В Дневнике писателя наряду с записями о его жизни, с заметками—оценками политических событий фиксировались, в частности, в виде вклеенных газетных вырезок, сообщения о повсеместно учащавшихся актах вандализма над церковными святынями. Среди них особое место заняли свидетельства о надругательствах над иконами Св. Николая Угодника, совершавшихся и в провинции, и на московской Красной площади.
В ночь с 23 на 24 июня 1917 г. Ремизов имел видение, записанное в Дневнике:
«Распростертый крестом лежал я на великом поле и телом был я велик. В темноте горячей лежал я и вдруг стужа стрясла все мои члены. Голос услышал я из тьмы, старый дедов голос.
— Собери—ка, родимый, косточки матери нашей России.
И я подумал:
вот и я лежу п[отому] ч[то] я тоже кость от кости матери нашей России.
И стал я загребать кости — их великое множество тут и часы и самовары, загребаю, ой, не собрать всего.

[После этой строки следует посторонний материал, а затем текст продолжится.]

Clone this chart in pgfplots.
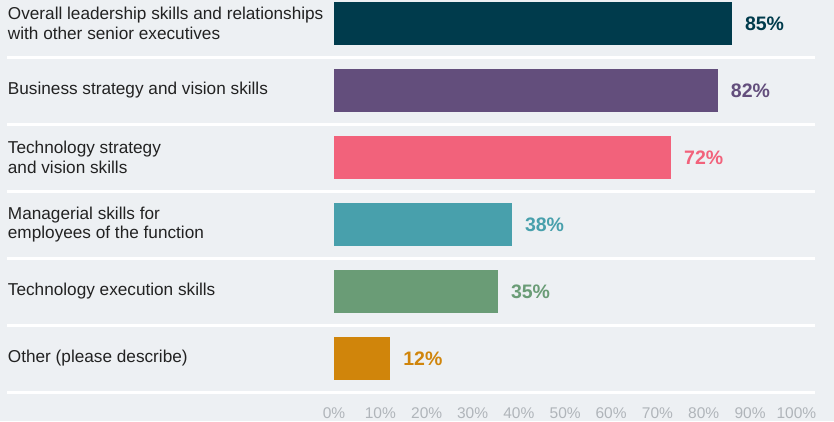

А собрать надо, ч[тобы] вспрыснуть живой водой.
— Собери—ка, родимый, потрудись! — опять слышу голос.
И вижу: это Никола Угодник скорбный стоит над Русью» (Дневник. С. 465).
Февральская революция и ее логичное продолжение — октябрьский большевистский переворот — изначально осмыслялись
Ремизовым в апокалиптических категориях, как начало Страшного Суда, свершаемого Богом над погрязшей в грехах Россией. Таков смысл его другого ночного видения, датированного июлем 1917 г.:
«Снилось мне ([1 нрзб.]) комната с двумя окнами, посреди зеркало. Я причесыв[ался] пер[ед] зерк[алом], выглянул в окно и вижу на небе огромный ключ, а у окна женщину с девочкой.
— Посмотрите на небе ключ?
Та смотрит, а ключа уже нет, исчез, а на его месте Б[ожья] М[атерь] такая же, как ключ, железная.